Client consents to service of process by email at the address Cascade Conversion uses to communicate with the individual signing this Agreement, in addition to any other method permitted by law. Service is effective on the date the email is sent.
17. Entire Agreement
This Agreement (which includes the Advertising Services Agreement and these Standard Terms and Conditions) is the complete agreement between the parties on this subject and supersedes all prior agreements, communications, and understandings, written or oral. These terms control over any contrary or inconsistent terms in any other writing. This Agreement may only be modified by a written document signed by both parties. The Agreement was prepared jointly and will not be construed strictly against either party.

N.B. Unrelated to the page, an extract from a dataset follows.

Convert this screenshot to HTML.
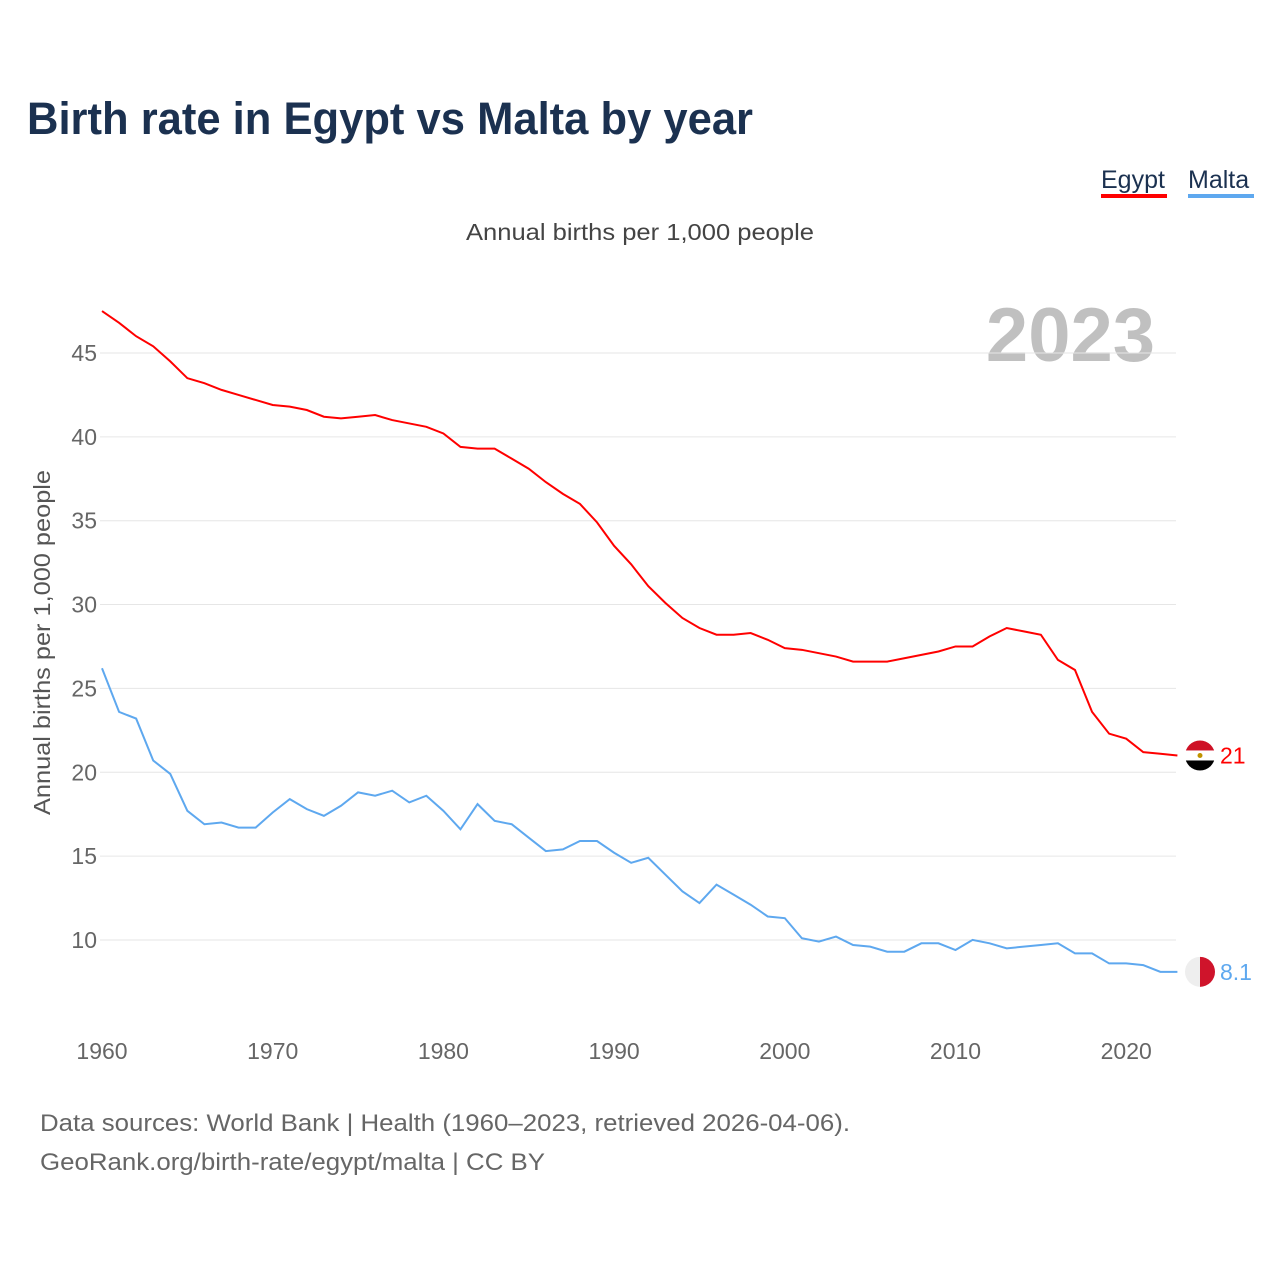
<!DOCTYPE html>
<html><head><meta charset="utf-8"><style>
body{margin:0;background:#fff;font-family:"Liberation Sans",sans-serif}
</style></head><body>
<svg width="1280" height="1280" xmlns="http://www.w3.org/2000/svg">
<text x="27" y="134" font-size="45" font-weight="bold" fill="#1b3150" textLength="726" lengthAdjust="spacingAndGlyphs">Birth rate in Egypt vs Malta by year</text>
<g>
<text x="1101" y="188" font-size="25" fill="#1b3150">Egypt</text>
<rect x="1101" y="194" width="66" height="4" fill="#ff0000"/>
<text x="1188" y="188" font-size="25" fill="#1b3150">Malta</text>
<rect x="1188" y="194" width="66" height="4" fill="#5ea8ef"/>
</g>
<text x="466" y="240" font-size="23" fill="#444" textLength="348" lengthAdjust="spacingAndGlyphs">Annual births per 1,000 people</text>
<text x="1155" y="361" font-size="76" font-weight="bold" fill="#c0c0c0" text-anchor="end">2023</text>
<text transform="translate(50,815) rotate(-90)" font-size="23" fill="#555" textLength="345" lengthAdjust="spacingAndGlyphs">Annual births per 1,000 people</text>
<g id="grid"></g><g id="xt"></g><g id="lines"></g>
<text x="40" y="1131" font-size="24" fill="#666" textLength="810" lengthAdjust="spacingAndGlyphs">Data sources: World Bank | Health (1960–2023, retrieved 2026-04-06).</text>
<text x="40" y="1170" font-size="24" fill="#666" textLength="505" lengthAdjust="spacingAndGlyphs">GeoRank.org/birth-rate/egypt/malta | CC BY</text>
</svg>
<script>
const years=[];for(let y=1960;y<=2023;y++)years.push(y);
const egypt=[47.5,46.8,46.0,45.4,44.5,43.5,43.2,42.8,42.5,42.2,41.9,41.8,41.6,41.2,41.1,41.2,41.3,41.0,40.8,40.6,40.2,39.4,39.3,39.3,38.7,38.1,37.3,36.6,36.0,34.9,33.5,32.4,31.1,30.1,29.2,28.6,28.2,28.2,28.3,27.9,27.4,27.3,27.1,26.9,26.6,26.6,26.6,26.8,27.0,27.2,27.5,27.5,28.1,28.6,28.4,28.2,26.7,26.1,23.6,22.3,22.0,21.2,21.1,21.0];
const malta=[26.2,23.6,23.2,20.7,19.9,17.7,16.9,17.0,16.7,16.7,17.6,18.4,17.8,17.4,18.0,18.8,18.6,18.9,18.2,18.6,17.7,16.6,18.1,17.1,16.9,16.1,15.3,15.4,15.9,15.9,15.2,14.6,14.9,13.9,12.9,12.2,13.3,12.7,12.1,11.4,11.3,10.1,9.9,10.2,9.7,9.6,9.3,9.3,9.8,9.8,9.4,10.0,9.8,9.5,9.6,9.7,9.8,9.2,9.2,8.6,8.6,8.5,8.1,8.1];
const yTicks=[10,15,20,25,30,35,40,45];
const xTicks=[1960,1970,1980,1990,2000,2010,2020];
const X=y=>102+(y-1960)*17.07, Y=v=>353-(v-45)*16.77;
const NS="http://www.w3.org/2000/svg";
function mk(t,a,p){const e=document.createElementNS(NS,t);for(const k in a)e.setAttribute(k,a[k]);p.appendChild(e);return e;}
const grid=document.getElementById('grid');
yTicks.forEach(v=>{
 const l=mk('line',{x1:100,x2:1176,y1:Y(v),y2:Y(v),stroke:'#e6e6e6'},grid);
 
 
 const t=mk('text',{x:97,y:Y(v)+8,'font-size':23,fill:'#666','text-anchor':'end'},grid);t.textContent=v;
 
 
});
const xt=document.getElementById('xt');
xTicks.forEach(v=>{
 const t=mk('text',{x:X(v),y:1059,'font-size':23,fill:'#666','text-anchor':'middle'},xt);t.textContent=v;
 
 
});
const lines=document.getElementById('lines');
function series(d,c,name){
 const p=mk('polyline',{points:d.map((v,i)=>X(years[i])+','+Y(v)).join(' '),fill:'none',stroke:c,'stroke-width':2},lines);
 
 
}
series(egypt,'#ff0000','egypt');series(malta,'#5ea8ef','malta');
const ey=Y(egypt[egypt.length-1]), my=Y(malta[malta.length-1]);
const g1=mk('g',{},lines);


const cp=mk('clipPath',{id:'c1'},g1);
mk('circle',{cx:1200,cy:ey,r:15},cp);
mk('rect',{x:1185,y:ey-15,width:30,height:10,fill:'#ce1126','clip-path':'url(#c1)'},g1);
mk('rect',{x:1185,y:ey-5,width:30,height:10,fill:'#fff','clip-path':'url(#c1)'},g1);
mk('rect',{x:1185,y:ey+5,width:30,height:10,fill:'#000','clip-path':'url(#c1)'},g1);
mk('circle',{cx:1200,cy:ey,r:2.5,fill:'#c09300'},g1);
const g2=mk('g',{},lines);


mk('path',{d:`M1200 ${my-15} A15 15 0 0 0 1200 ${my+15} Z`,fill:'#eee'},g2);
mk('path',{d:`M1200 ${my-15} A15 15 0 0 1 1200 ${my+15} Z`,fill:'#cf142b'},g2);
const t1=mk('text',{x:1220,y:ey+8,'font-size':23,fill:'#ff0000'},lines);t1.textContent='21';


const t2=mk('text',{x:1220,y:my+8,'font-size':23,fill:'#5ea8ef'},lines);t2.textContent='8.1';


</script>
</body></html>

18. Counterparts and Electronic Signature
This Agreement may be signed in counterparts, each of which is considered an original and which together form one instrument. A party may deliver a signed copy by email or other electronic means capable of producing a printed copy.
19. Collection Costs
Client will pay all costs, interest, and reasonable attorneys' fees incurred by Cascade Conversion (or its assignee) in collecting any amount owed under this Agreement.
20. Severability
If any provision of this Agreement is held invalid or unenforceable by a court of competent jurisdiction, the remaining provisions will continue in full force and effect, and the invalid or unenforceable provision will be modified to the minimum extent necessary to make it enforceable while preserving the parties' original intent.